Tell how many lines carry the word "HTML"; the reply is the number and nothing else.
━━━━━ Material for the task ━━━━━
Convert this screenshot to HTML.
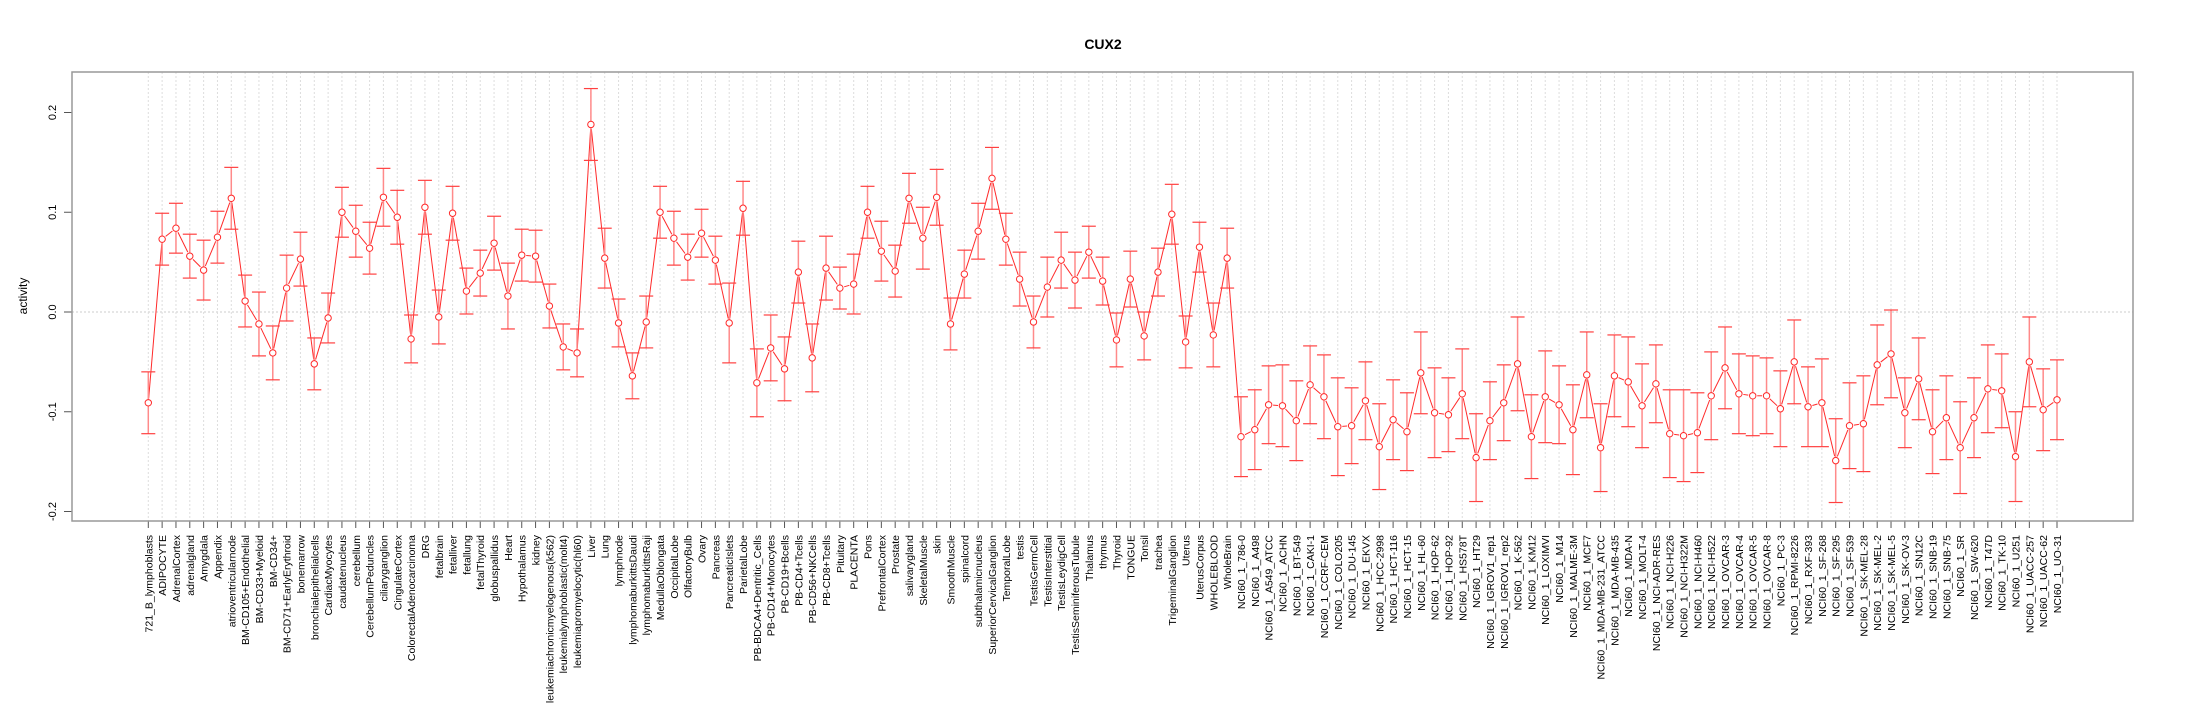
━━━━━
━━━━━ Material for the task ━━━━━
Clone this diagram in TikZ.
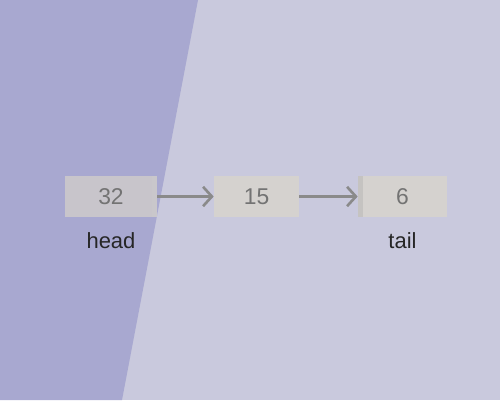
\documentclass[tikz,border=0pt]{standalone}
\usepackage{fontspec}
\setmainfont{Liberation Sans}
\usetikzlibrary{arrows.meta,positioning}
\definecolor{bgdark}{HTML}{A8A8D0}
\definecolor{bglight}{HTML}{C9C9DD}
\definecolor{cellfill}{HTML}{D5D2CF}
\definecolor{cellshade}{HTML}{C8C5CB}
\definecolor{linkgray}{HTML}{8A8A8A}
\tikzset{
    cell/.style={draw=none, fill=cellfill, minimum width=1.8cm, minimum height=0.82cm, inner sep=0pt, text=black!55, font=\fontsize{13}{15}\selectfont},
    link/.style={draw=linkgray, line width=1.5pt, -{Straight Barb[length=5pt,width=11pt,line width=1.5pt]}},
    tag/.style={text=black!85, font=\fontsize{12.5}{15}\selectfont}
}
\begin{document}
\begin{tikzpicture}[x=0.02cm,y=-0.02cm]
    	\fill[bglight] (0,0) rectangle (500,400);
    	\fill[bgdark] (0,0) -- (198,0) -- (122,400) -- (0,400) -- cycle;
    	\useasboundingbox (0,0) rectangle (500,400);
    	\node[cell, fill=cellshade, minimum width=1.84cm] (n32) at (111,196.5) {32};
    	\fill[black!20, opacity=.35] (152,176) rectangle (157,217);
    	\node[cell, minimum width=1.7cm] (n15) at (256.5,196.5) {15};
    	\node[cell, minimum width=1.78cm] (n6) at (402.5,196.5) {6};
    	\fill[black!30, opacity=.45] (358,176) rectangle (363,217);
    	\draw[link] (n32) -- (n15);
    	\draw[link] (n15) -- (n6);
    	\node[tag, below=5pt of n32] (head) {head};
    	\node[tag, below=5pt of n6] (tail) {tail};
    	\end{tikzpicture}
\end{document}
━━━━━
▸ **Answer to this problem**:
6